= Prompt =
Restate the listing below word for word, omitting any images.

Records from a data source
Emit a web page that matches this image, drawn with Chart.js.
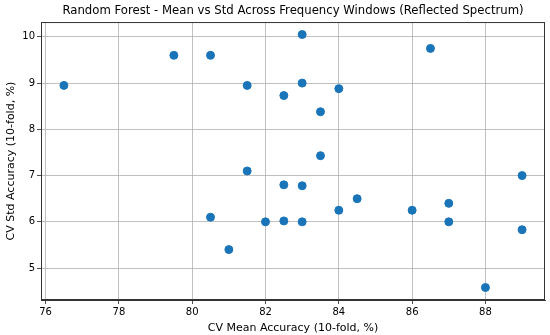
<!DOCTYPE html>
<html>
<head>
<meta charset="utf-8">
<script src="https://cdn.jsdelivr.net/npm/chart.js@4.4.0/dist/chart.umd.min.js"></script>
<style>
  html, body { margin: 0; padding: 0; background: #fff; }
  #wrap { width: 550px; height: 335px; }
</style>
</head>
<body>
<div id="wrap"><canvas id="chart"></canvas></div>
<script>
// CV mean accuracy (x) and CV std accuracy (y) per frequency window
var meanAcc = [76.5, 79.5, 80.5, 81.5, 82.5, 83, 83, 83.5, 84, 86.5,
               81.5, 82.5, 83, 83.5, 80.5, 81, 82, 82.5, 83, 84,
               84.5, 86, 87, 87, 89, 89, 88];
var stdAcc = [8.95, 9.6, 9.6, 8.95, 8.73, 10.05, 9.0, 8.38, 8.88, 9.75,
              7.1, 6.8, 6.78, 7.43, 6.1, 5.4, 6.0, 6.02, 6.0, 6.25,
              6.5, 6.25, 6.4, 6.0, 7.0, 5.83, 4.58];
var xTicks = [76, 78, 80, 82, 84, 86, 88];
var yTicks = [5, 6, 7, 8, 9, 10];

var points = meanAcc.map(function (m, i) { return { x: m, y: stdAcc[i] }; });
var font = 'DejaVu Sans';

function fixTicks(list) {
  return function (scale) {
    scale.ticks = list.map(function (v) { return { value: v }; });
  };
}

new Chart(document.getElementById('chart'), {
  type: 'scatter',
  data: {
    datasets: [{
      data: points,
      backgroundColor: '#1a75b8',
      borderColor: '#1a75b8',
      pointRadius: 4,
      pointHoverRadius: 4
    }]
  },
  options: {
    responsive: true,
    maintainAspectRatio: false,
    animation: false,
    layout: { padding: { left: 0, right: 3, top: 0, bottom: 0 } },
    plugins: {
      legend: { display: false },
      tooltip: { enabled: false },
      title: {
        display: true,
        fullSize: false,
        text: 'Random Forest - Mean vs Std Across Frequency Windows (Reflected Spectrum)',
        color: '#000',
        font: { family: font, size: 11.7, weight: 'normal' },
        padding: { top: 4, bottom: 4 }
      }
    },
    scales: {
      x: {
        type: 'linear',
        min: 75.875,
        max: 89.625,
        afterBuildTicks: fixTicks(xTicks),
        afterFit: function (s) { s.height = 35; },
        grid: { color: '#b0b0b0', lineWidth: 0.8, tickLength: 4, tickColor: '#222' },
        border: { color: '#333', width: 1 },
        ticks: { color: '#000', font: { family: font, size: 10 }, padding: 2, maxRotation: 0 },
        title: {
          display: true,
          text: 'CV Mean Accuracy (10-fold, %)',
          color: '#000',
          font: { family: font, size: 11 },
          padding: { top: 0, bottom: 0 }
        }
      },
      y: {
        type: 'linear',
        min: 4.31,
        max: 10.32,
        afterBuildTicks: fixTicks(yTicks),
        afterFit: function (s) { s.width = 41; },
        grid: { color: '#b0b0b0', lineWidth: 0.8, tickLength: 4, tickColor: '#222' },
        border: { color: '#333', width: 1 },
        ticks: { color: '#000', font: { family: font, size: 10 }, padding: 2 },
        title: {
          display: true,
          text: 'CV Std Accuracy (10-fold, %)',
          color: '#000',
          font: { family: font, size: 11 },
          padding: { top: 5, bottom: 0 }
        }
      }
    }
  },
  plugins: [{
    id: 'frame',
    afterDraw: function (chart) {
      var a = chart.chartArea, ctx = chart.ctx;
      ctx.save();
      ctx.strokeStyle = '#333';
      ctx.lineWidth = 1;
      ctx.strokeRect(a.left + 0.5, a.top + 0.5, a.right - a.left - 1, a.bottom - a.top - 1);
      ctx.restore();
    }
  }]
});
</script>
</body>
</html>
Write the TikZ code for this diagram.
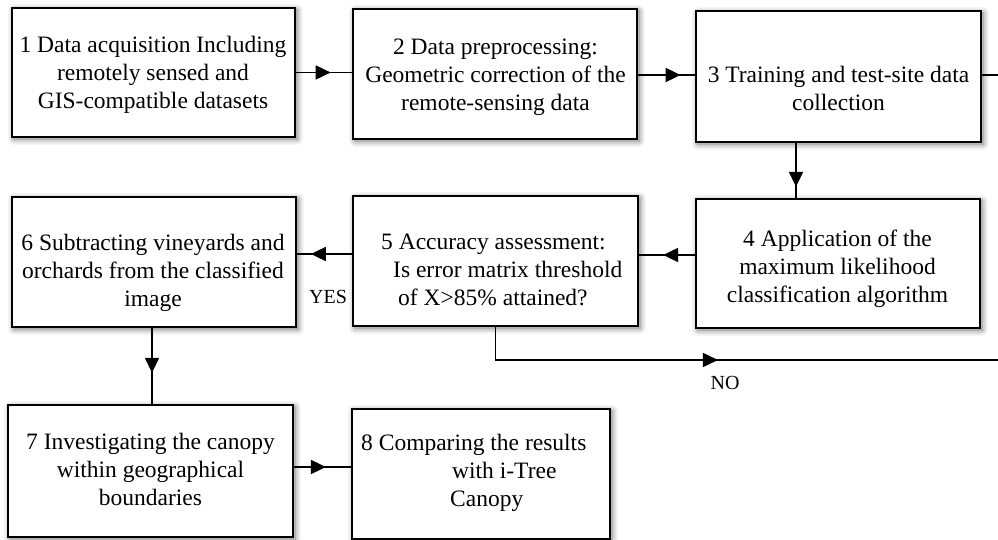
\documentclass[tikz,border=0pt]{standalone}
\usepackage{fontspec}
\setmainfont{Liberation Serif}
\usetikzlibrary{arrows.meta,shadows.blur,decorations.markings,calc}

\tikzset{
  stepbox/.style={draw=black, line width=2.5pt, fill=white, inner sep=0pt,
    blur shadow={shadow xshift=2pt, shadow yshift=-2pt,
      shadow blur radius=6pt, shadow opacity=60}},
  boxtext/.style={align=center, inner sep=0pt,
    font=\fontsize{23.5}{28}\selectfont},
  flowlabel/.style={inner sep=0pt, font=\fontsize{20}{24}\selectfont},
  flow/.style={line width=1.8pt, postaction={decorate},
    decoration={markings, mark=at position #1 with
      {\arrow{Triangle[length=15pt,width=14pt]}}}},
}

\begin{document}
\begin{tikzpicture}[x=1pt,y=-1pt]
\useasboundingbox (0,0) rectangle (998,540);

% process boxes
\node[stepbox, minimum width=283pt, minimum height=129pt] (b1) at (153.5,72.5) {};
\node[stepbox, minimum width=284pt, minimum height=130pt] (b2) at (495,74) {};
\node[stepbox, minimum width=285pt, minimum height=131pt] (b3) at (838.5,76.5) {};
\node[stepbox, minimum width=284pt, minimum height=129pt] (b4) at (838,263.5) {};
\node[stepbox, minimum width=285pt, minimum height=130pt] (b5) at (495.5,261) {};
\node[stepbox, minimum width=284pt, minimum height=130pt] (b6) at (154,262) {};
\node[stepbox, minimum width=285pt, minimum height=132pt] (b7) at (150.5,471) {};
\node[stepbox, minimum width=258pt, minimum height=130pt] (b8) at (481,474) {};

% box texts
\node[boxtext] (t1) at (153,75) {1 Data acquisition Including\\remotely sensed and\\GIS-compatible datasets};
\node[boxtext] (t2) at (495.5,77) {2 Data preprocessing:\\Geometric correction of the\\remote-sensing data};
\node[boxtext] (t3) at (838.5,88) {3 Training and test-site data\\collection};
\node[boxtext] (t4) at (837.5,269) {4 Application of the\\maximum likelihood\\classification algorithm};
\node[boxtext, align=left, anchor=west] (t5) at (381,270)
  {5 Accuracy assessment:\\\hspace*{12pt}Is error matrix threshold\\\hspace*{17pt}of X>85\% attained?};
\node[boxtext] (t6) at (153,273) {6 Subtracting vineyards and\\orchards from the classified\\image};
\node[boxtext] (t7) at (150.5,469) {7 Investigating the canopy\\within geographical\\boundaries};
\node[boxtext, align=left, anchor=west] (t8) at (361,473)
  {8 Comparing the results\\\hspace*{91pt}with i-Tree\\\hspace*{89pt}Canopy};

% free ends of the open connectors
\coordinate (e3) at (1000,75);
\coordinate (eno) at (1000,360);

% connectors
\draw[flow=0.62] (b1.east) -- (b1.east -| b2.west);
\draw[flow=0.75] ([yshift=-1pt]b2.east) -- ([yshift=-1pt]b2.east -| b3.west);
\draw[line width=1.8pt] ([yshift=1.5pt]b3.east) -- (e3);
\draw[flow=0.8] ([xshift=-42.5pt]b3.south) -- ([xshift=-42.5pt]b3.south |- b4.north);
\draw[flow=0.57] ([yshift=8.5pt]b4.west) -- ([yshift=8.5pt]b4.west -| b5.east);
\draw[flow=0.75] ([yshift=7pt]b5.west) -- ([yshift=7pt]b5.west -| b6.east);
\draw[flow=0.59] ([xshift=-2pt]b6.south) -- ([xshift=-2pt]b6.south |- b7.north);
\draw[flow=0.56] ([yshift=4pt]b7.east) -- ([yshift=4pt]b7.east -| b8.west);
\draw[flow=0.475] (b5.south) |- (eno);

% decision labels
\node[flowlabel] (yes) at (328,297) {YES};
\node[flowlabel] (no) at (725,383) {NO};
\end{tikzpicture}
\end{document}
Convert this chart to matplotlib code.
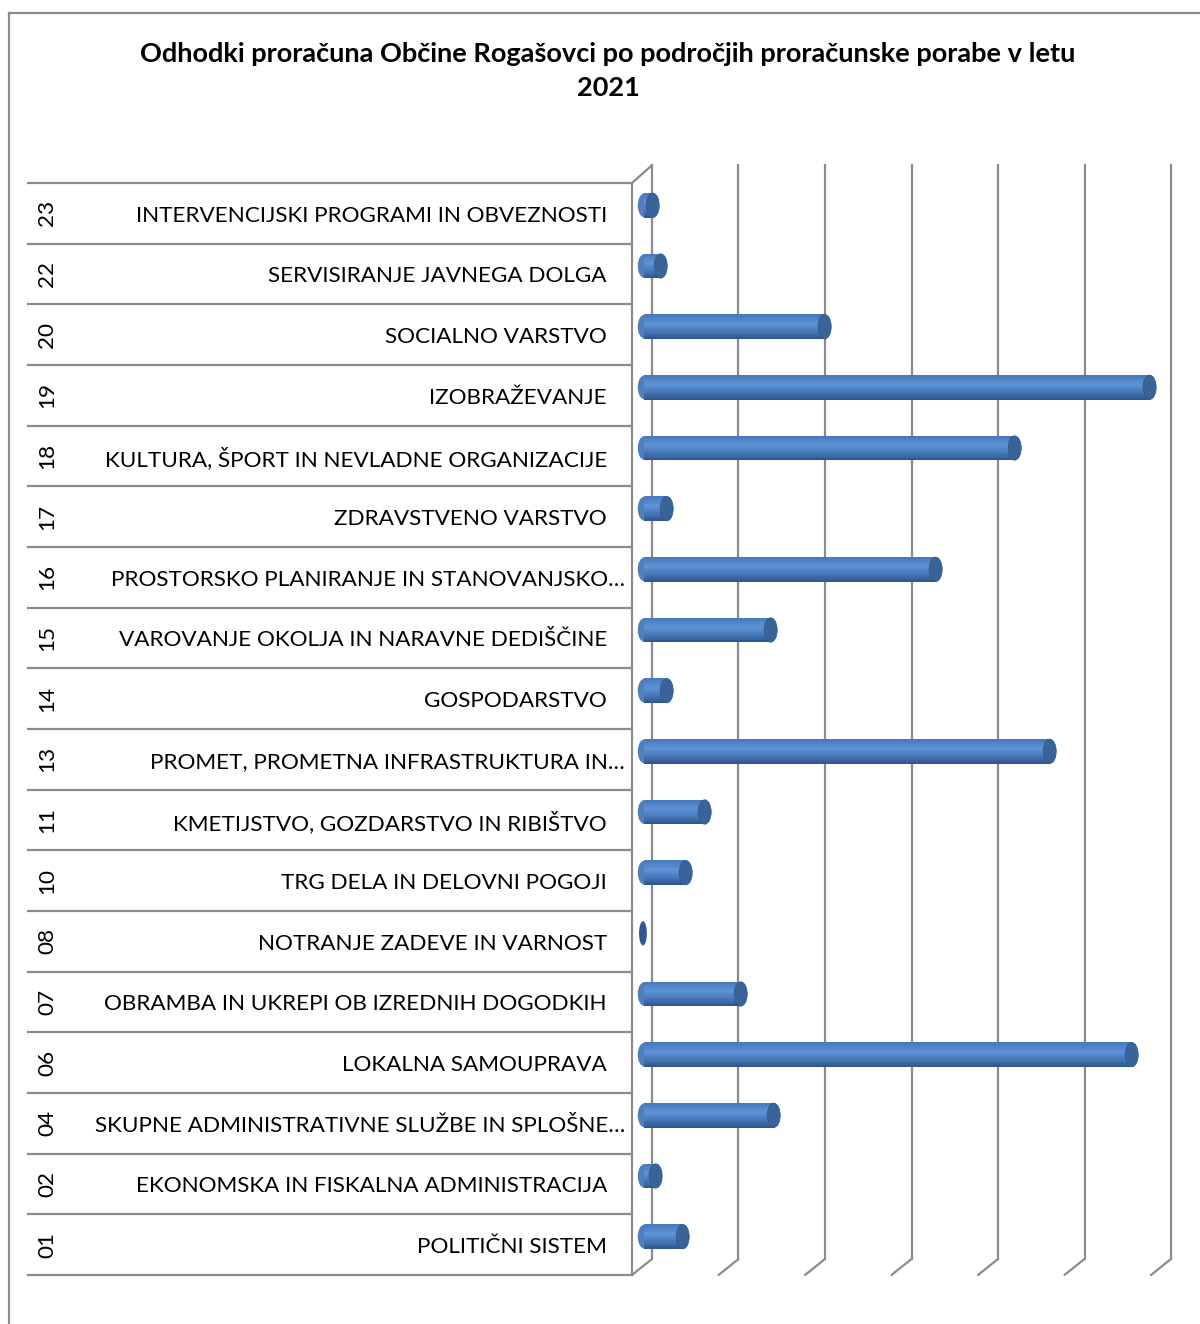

= Written answer =
Emit a web page that matches this image, drawn with Chart.js.
<!DOCTYPE html>
<html>
<head>
<meta charset="utf-8">
<script src="https://cdn.jsdelivr.net/npm/chart.js@4.4.0/dist/chart.umd.min.js"></script>
<style>
  html, body { margin: 0; padding: 0; background: #fff; }
  #wrap { width: 550px; height: 335px; }
</style>
</head>
<body>
<div id="wrap"><canvas id="chart"></canvas></div>
<script>
// CV mean accuracy (x) and CV std accuracy (y) per frequency window
var meanAcc = [76.5, 79.5, 80.5, 81.5, 82.5, 83, 83, 83.5, 84, 86.5,
               81.5, 82.5, 83, 83.5, 80.5, 81, 82, 82.5, 83, 84,
               84.5, 86, 87, 87, 89, 89, 88];
var stdAcc = [8.95, 9.6, 9.6, 8.95, 8.73, 10.05, 9.0, 8.38, 8.88, 9.75,
              7.1, 6.8, 6.78, 7.43, 6.1, 5.4, 6.0, 6.02, 6.0, 6.25,
              6.5, 6.25, 6.4, 6.0, 7.0, 5.83, 4.58];
var xTicks = [76, 78, 80, 82, 84, 86, 88];
var yTicks = [5, 6, 7, 8, 9, 10];

var points = meanAcc.map(function (m, i) { return { x: m, y: stdAcc[i] }; });
var font = 'DejaVu Sans';

function fixTicks(list) {
  return function (scale) {
    scale.ticks = list.map(function (v) { return { value: v }; });
  };
}

new Chart(document.getElementById('chart'), {
  type: 'scatter',
  data: {
    datasets: [{
      data: points,
      backgroundColor: '#1a75b8',
      borderColor: '#1a75b8',
      pointRadius: 4,
      pointHoverRadius: 4
    }]
  },
  options: {
    responsive: true,
    maintainAspectRatio: false,
    animation: false,
    layout: { padding: { left: 0, right: 3, top: 0, bottom: 0 } },
    plugins: {
      legend: { display: false },
      tooltip: { enabled: false },
      title: {
        display: true,
        fullSize: false,
        text: 'Random Forest - Mean vs Std Across Frequency Windows (Reflected Spectrum)',
        color: '#000',
        font: { family: font, size: 11.7, weight: 'normal' },
        padding: { top: 4, bottom: 4 }
      }
    },
    scales: {
      x: {
        type: 'linear',
        min: 75.875,
        max: 89.625,
        afterBuildTicks: fixTicks(xTicks),
        afterFit: function (s) { s.height = 35; },
        grid: { color: '#b0b0b0', lineWidth: 0.8, tickLength: 4, tickColor: '#222' },
        border: { color: '#333', width: 1 },
        ticks: { color: '#000', font: { family: font, size: 10 }, padding: 2, maxRotation: 0 },
        title: {
          display: true,
          text: 'CV Mean Accuracy (10-fold, %)',
          color: '#000',
          font: { family: font, size: 11 },
          padding: { top: 0, bottom: 0 }
        }
      },
      y: {
        type: 'linear',
        min: 4.31,
        max: 10.32,
        afterBuildTicks: fixTicks(yTicks),
        afterFit: function (s) { s.width = 41; },
        grid: { color: '#b0b0b0', lineWidth: 0.8, tickLength: 4, tickColor: '#222' },
        border: { color: '#333', width: 1 },
        ticks: { color: '#000', font: { family: font, size: 10 }, padding: 2 },
        title: {
          display: true,
          text: 'CV Std Accuracy (10-fold, %)',
          color: '#000',
          font: { family: font, size: 11 },
          padding: { top: 5, bottom: 0 }
        }
      }
    }
  },
  plugins: [{
    id: 'frame',
    afterDraw: function (chart) {
      var a = chart.chartArea, ctx = chart.ctx;
      ctx.save();
      ctx.strokeStyle = '#333';
      ctx.lineWidth = 1;
      ctx.strokeRect(a.left + 0.5, a.top + 0.5, a.right - a.left - 1, a.bottom - a.top - 1);
      ctx.restore();
    }
  }]
});
</script>
</body>
</html>
Write the TikZ code for this diagram.
\documentclass[tikz,border=0pt]{standalone}
\usepackage{fontspec}
\setmainfont{Liberation Serif}
\usetikzlibrary{arrows.meta,shadows.blur,decorations.markings,calc}

\tikzset{
  stepbox/.style={draw=black, line width=2.5pt, fill=white, inner sep=0pt,
    blur shadow={shadow xshift=2pt, shadow yshift=-2pt,
      shadow blur radius=6pt, shadow opacity=60}},
  boxtext/.style={align=center, inner sep=0pt,
    font=\fontsize{23.5}{28}\selectfont},
  flowlabel/.style={inner sep=0pt, font=\fontsize{20}{24}\selectfont},
  flow/.style={line width=1.8pt, postaction={decorate},
    decoration={markings, mark=at position #1 with
      {\arrow{Triangle[length=15pt,width=14pt]}}}},
}

\begin{document}
\begin{tikzpicture}[x=1pt,y=-1pt]
\useasboundingbox (0,0) rectangle (998,540);

% process boxes
\node[stepbox, minimum width=283pt, minimum height=129pt] (b1) at (153.5,72.5) {};
\node[stepbox, minimum width=284pt, minimum height=130pt] (b2) at (495,74) {};
\node[stepbox, minimum width=285pt, minimum height=131pt] (b3) at (838.5,76.5) {};
\node[stepbox, minimum width=284pt, minimum height=129pt] (b4) at (838,263.5) {};
\node[stepbox, minimum width=285pt, minimum height=130pt] (b5) at (495.5,261) {};
\node[stepbox, minimum width=284pt, minimum height=130pt] (b6) at (154,262) {};
\node[stepbox, minimum width=285pt, minimum height=132pt] (b7) at (150.5,471) {};
\node[stepbox, minimum width=258pt, minimum height=130pt] (b8) at (481,474) {};

% box texts
\node[boxtext] (t1) at (153,75) {1 Data acquisition Including\\remotely sensed and\\GIS-compatible datasets};
\node[boxtext] (t2) at (495.5,77) {2 Data preprocessing:\\Geometric correction of the\\remote-sensing data};
\node[boxtext] (t3) at (838.5,88) {3 Training and test-site data\\collection};
\node[boxtext] (t4) at (837.5,269) {4 Application of the\\maximum likelihood\\classification algorithm};
\node[boxtext, align=left, anchor=west] (t5) at (381,270)
  {5 Accuracy assessment:\\\hspace*{12pt}Is error matrix threshold\\\hspace*{17pt}of X>85\% attained?};
\node[boxtext] (t6) at (153,273) {6 Subtracting vineyards and\\orchards from the classified\\image};
\node[boxtext] (t7) at (150.5,469) {7 Investigating the canopy\\within geographical\\boundaries};
\node[boxtext, align=left, anchor=west] (t8) at (361,473)
  {8 Comparing the results\\\hspace*{91pt}with i-Tree\\\hspace*{89pt}Canopy};

% free ends of the open connectors
\coordinate (e3) at (1000,75);
\coordinate (eno) at (1000,360);

% connectors
\draw[flow=0.62] (b1.east) -- (b1.east -| b2.west);
\draw[flow=0.75] ([yshift=-1pt]b2.east) -- ([yshift=-1pt]b2.east -| b3.west);
\draw[line width=1.8pt] ([yshift=1.5pt]b3.east) -- (e3);
\draw[flow=0.8] ([xshift=-42.5pt]b3.south) -- ([xshift=-42.5pt]b3.south |- b4.north);
\draw[flow=0.57] ([yshift=8.5pt]b4.west) -- ([yshift=8.5pt]b4.west -| b5.east);
\draw[flow=0.75] ([yshift=7pt]b5.west) -- ([yshift=7pt]b5.west -| b6.east);
\draw[flow=0.59] ([xshift=-2pt]b6.south) -- ([xshift=-2pt]b6.south |- b7.north);
\draw[flow=0.56] ([yshift=4pt]b7.east) -- ([yshift=4pt]b7.east -| b8.west);
\draw[flow=0.475] (b5.south) |- (eno);

% decision labels
\node[flowlabel] (yes) at (328,297) {YES};
\node[flowlabel] (no) at (725,383) {NO};
\end{tikzpicture}
\end{document}
Convert this chart to matplotlib code.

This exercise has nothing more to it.